# Adoption of Red-footed Tortoise....



## c_pierce705 (Sep 18, 2007)

I just saw an ad on Madison WI craigslist about someone looking for a home for their red-foot. I emailed him telling him about this forum. He emailed me back and said "no thanks". What is that about? Laziness? I was confused as to why someone wouldnt want to meet tortoise people......

Just wanted to vent about that for a minute, it was a weird response...


----------



## JustAnja (Sep 18, 2007)

hey Crystal, he probably picked that baby up at the last show at Racine and just cant care for it nor does he probably even care to find out how to care for it properly. Very sad. I saw the ad too and was tempted to pick the little tyke up myself. Im still debating on it.


----------



## c_pierce705 (Sep 18, 2007)

JustAnja said:


> hey Crystal, he probably picked that baby up at the last show at Racine and just cant care for it nor does he probably even care to find out how to care for it properly. Very sad. I saw the ad too and was tempted to pick the little tyke up myself. Im still debating on it.
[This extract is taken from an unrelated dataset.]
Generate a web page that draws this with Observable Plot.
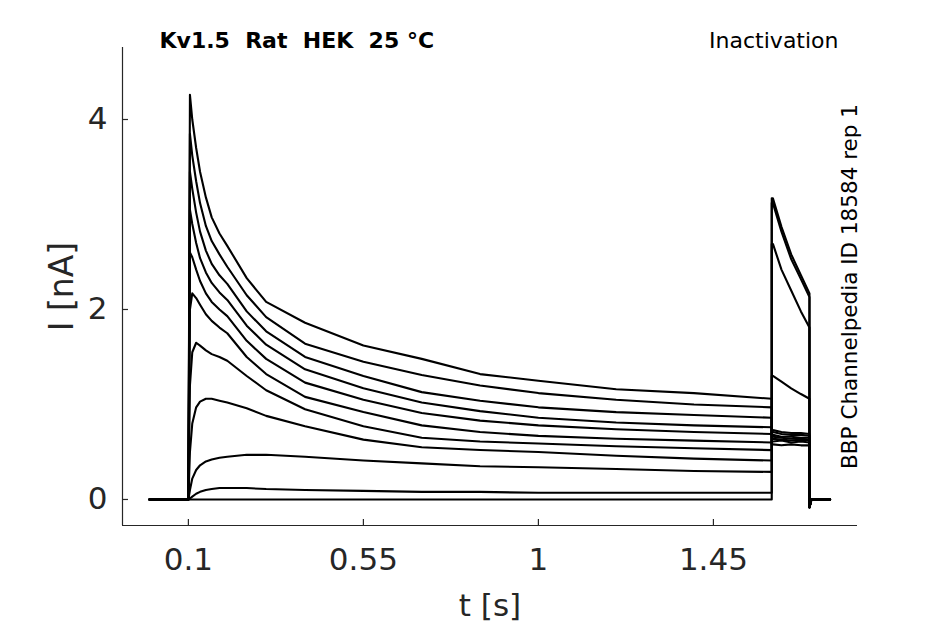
<!DOCTYPE html>
<html>
<head>
<meta charset="utf-8">
<script src="https://cdn.jsdelivr.net/npm/d3@7"></script>
<script src="https://cdn.jsdelivr.net/npm/@observablehq/plot@0.6"></script>
<style>
  html, body { margin: 0; padding: 0; background: #fff; }
  svg text { white-space: pre; }
</style>
</head>
<body>
<div id="chart"></div>
<script>
// ---- data ----
const titleText = "Kv1.5  Rat  HEK  25 °C";
const protocolText = "Inactivation";
const sideText = "BBP Channelpedia ID 18584 rep 1";
const xLabel = "t [s]";
const yLabel = "I [nA]";
const xTicks = [0.1, 0.55, 1, 1.45];
const yTicks = [0, 2, 4];
const xDomain = [-0.0694, 1.8205];
const yDomain = [-0.274, 4.758];

// times (s) of the conditioning step
const tStep = [0, 0.1, 0.104, 0.11, 0.12, 0.13, 0.145, 0.16, 0.18, 0.2, 0.25, 0.3, 0.4, 0.55, 0.7, 0.85, 1.0, 1.2, 1.4, 1.6];
// current (nA) of each sweep during the conditioning step
const stepCurrents = [
  [0, 0, 4.26, 4.0, 3.7, 3.45, 3.18, 2.97, 2.8, 2.67, 2.33, 2.08, 1.86, 1.62, 1.48, 1.32, 1.25, 1.16, 1.12, 1.06],
  [0, 0, 3.85, 3.62, 3.35, 3.12, 2.88, 2.72, 2.58, 2.45, 2.15, 1.92, 1.64, 1.45, 1.31, 1.2, 1.12, 1.05, 1.0, 0.97],
  [0, 0, 3.45, 3.27, 3.02, 2.82, 2.62, 2.48, 2.36, 2.27, 1.98, 1.77, 1.5, 1.3, 1.13, 1.04, 0.97, 0.92, 0.89, 0.86],
  [0, 0, 3.05, 2.9, 2.7, 2.54, 2.39, 2.28, 2.18, 2.1, 1.83, 1.63, 1.37, 1.17, 1.02, 0.93, 0.86, 0.81, 0.78, 0.76],
  [0, 0, 2.6, 2.55, 2.42, 2.3, 2.17, 2.08, 2.0, 1.93, 1.67, 1.48, 1.23, 1.05, 0.91, 0.83, 0.78, 0.74, 0.71, 0.69],
  [0, 0, 2.0, 2.17, 2.12, 2.05, 1.95, 1.88, 1.81, 1.75, 1.5, 1.32, 1.08, 0.92, 0.78, 0.71, 0.67, 0.64, 0.62, 0.60],
  [0, 0, 1.2, 1.55, 1.65, 1.62, 1.57, 1.53, 1.5, 1.46, 1.3, 1.15, 0.95, 0.77, 0.65, 0.61, 0.59, 0.56, 0.54, 0.52],
  [0, 0, 0.5, 0.8, 0.97, 1.03, 1.06, 1.06, 1.04, 1.02, 0.96, 0.88, 0.77, 0.63, 0.55, 0.52, 0.50, 0.46, 0.43, 0.41],
  [0, 0, 0.1, 0.22, 0.31, 0.36, 0.4, 0.42, 0.44, 0.45, 0.47, 0.47, 0.45, 0.41, 0.38, 0.35, 0.34, 0.32, 0.30, 0.29],
  [0, 0, 0.01, 0.03, 0.06, 0.08, 0.1, 0.11, 0.12, 0.12, 0.12, 0.11, 0.1, 0.09, 0.08, 0.08, 0.07, 0.07, 0.07, 0.07],
  [0, 0, 0, 0, 0, 0, 0, 0, 0, 0, 0, 0, 0, 0, 0, 0, 0, 0, 0, 0]
];
// times (s) of the test pulse and the tail
const tTest = [1.6, 1.603, 1.625, 1.65, 1.675, 1.697, 1.697, 1.702, 1.75];
const testCurrents = [
  [0.66, 0.66, 0.65, 0.64, 0.64, 0.63, -0.08, 0, 0],
  [0.60, 0.61, 0.62, 0.60, 0.61, 0.60, -0.08, 0, 0],
  [0.70, 0.71, 0.69, 0.68, 0.68, 0.67, -0.08, 0, 0],
  [0.63, 0.64, 0.63, 0.62, 0.63, 0.62, -0.08, 0, 0],
  [0.68, 0.68, 0.66, 0.66, 0.65, 0.65, -0.08, 0, 0],
  [0.58, 0.58, 0.57, 0.58, 0.57, 0.57, -0.08, 0, 0],
  [0.74, 0.73, 0.71, 0.70, 0.70, 0.69, -0.08, 0, 0],
  [1.30, 1.30, 1.24, 1.17, 1.11, 1.06, -0.08, 0, 0],
  [2.69, 2.69, 2.42, 2.20, 1.98, 1.81, -0.08, 0, 0],
  [3.12, 3.12, 2.82, 2.53, 2.32, 2.13, -0.08, 0, 0],
  [3.17, 3.17, 2.87, 2.58, 2.36, 2.17, -0.09, 0, 0]
];

// ---- build long table ----
const rows = [];
stepCurrents.forEach((vals, k) => {
  tStep.forEach((t, i) => rows.push({sweep: k, t, I: vals[i]}));
  tTest.forEach((t, i) => rows.push({sweep: k, t, I: testCurrents[k][i]}));
});

const W = 945, H = 624;
const mL = 122, mR = 88, mT = 47, mB = 99;
const pxPerX = (W - mL - mR) / (xDomain[1] - xDomain[0]);
const pxPerY = (H - mT - mB) / (yDomain[1] - yDomain[0]);
const tickLen = 6;
const axisColor = "#262626";

const chart = Plot.plot({
  width: W, height: H,
  marginLeft: mL, marginRight: mR, marginTop: mT, marginBottom: mB,
  style: {fontFamily: "DejaVu Sans", background: "#fff", color: axisColor},
  x: {domain: xDomain, axis: null},
  y: {domain: yDomain, axis: null},
  marks: [
    Plot.line(rows, {x: "t", y: "I", z: "sweep", stroke: "#000", strokeWidth: 2.1, strokeLinejoin: "round"}),
    // axis lines
    Plot.ruleX([xDomain[0]], {stroke: axisColor, strokeWidth: 1.2}),
    Plot.ruleY([yDomain[0]], {stroke: axisColor, strokeWidth: 1.2}),
    // inward ticks
    Plot.ruleX(xTicks, {x: d => d, y1: yDomain[0], y2: yDomain[0] + tickLen / pxPerY, stroke: axisColor, strokeWidth: 1.2}),
    Plot.ruleY(yTicks, {y: d => d, x1: xDomain[0], x2: xDomain[0] + tickLen / pxPerX, stroke: axisColor, strokeWidth: 1.2}),
    // tick labels
    Plot.text(xTicks, {x: d => d, y: yDomain[0], text: d => String(d), dy: 35, fontSize: 31,
      textAnchor: "middle", fill: axisColor, lineAnchor: "middle"}),
    Plot.text(yTicks, {x: xDomain[0], y: d => d, text: d => String(d), dx: -15, fontSize: 31,
      textAnchor: "end", fill: axisColor, lineAnchor: "middle"}),
    // axis labels
    Plot.text([xLabel], {frameAnchor: "bottom", dy: 81, fontSize: 31, textAnchor: "middle",
      fill: axisColor, lineAnchor: "middle"}),
    Plot.text([yLabel], {frameAnchor: "left", dx: -60, rotate: -90, fontSize: 33, textAnchor: "middle",
      fill: axisColor, lineAnchor: "middle"}),
    // titles
    Plot.text([titleText], {frameAnchor: "top-left", dx: 37, dy: 0, textAnchor: "start", lineAnchor: "bottom",
      fontWeight: "bold", fontSize: 22, fill: "#000"}),
    Plot.text([protocolText], {frameAnchor: "top-right", dx: -19, dy: 0, textAnchor: "end", lineAnchor: "bottom",
      fontSize: 22, fill: "#000"}),
    Plot.text([sideText], {frameAnchor: "right", dx: -7, rotate: -90, fontSize: 21.5, textAnchor: "middle",
      fill: "#000", lineAnchor: "middle"})
  ]
});
document.getElementById("chart").appendChild(chart);
</script>
</body>
</html>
The guy is a total jerk. He emailed me back and said if he wanted my advice, he would have asked for it. And then went on to say to just leave him alone when I said I just thought he would want to give the tort to someone who knows something. I feel bad for the tortoise.


----------



## Iluvemturts (Sep 19, 2007)

Hi Girls, I saw the ad also. I thought it looked like a breeder. They posted in several of our local cities on CL . 90$ is close to the going rate... Or as you stated AJ they got it at Racine. 
That sucks for the guy to be sooo rude. Hope the babies new owner finds a good sourse of info. Or hops on here.


----------



## dataslave (Sep 19, 2007)

Mr. T invented fools like Madison WI craigslist boy. Realizing the magnitude of his folly, he then created Pity.


----------



## Iluvemturts (Sep 19, 2007)

LMAO.....too bad someone wouldn't whoop folly boy.


----------



## c_pierce705 (Sep 19, 2007)

Iluvemturts said:


> LMAO.....too bad someone wouldn't whoop folly boy.



folly boy? whos that? lol


----------



## Iluvemturts (Sep 19, 2007)

I took it as the dude that was rude to you and didnt want info pertaining to the RF


----------



## c_pierce705 (Sep 19, 2007)

Iluvemturts said:


> I took it as the dude that was rude to you and didnt want info pertaining to the RF



Oh yeah, seriously. Oh after that, he emailed me saying how inapropriate he was and then asked if I was singe and if I would send him a pic.......ewwww


----------



## Iluvemturts (Sep 19, 2007)

You have GOT to be kidding me! EEEWW! is right!.....jerk!


----------



## JustAnja (Sep 19, 2007)

Oh man, thats crazy Crystal. Im kinda glad I didnt end up going to pickup the tort after all. I feel bad for the tort but I would have to have to kill someone.


----------



## c_pierce705 (Sep 19, 2007)

Yeah, Im not too sure what was up with that. I just wanted to help him find good tort people....weirdoooooo......its alright though, it made an otherwise boring day a little interesting....LMAO


----------



## shay_ (Sep 19, 2007)

:shy:i guess we're very "uncommon" people i guess you could say iam soooo happy to have been invited this place cuz i know NO ONE in Big Bear who has desert tortoises


----------



## Jentortmom (Sep 20, 2007)

OMG that is nasty!!! What a rude jerk!! You should send him Mr. T's pic! LMAO Or better yet, nope not gonna say it!! mmmm I don't like people like that, but it definatley makes for a laugh when you need one.


----------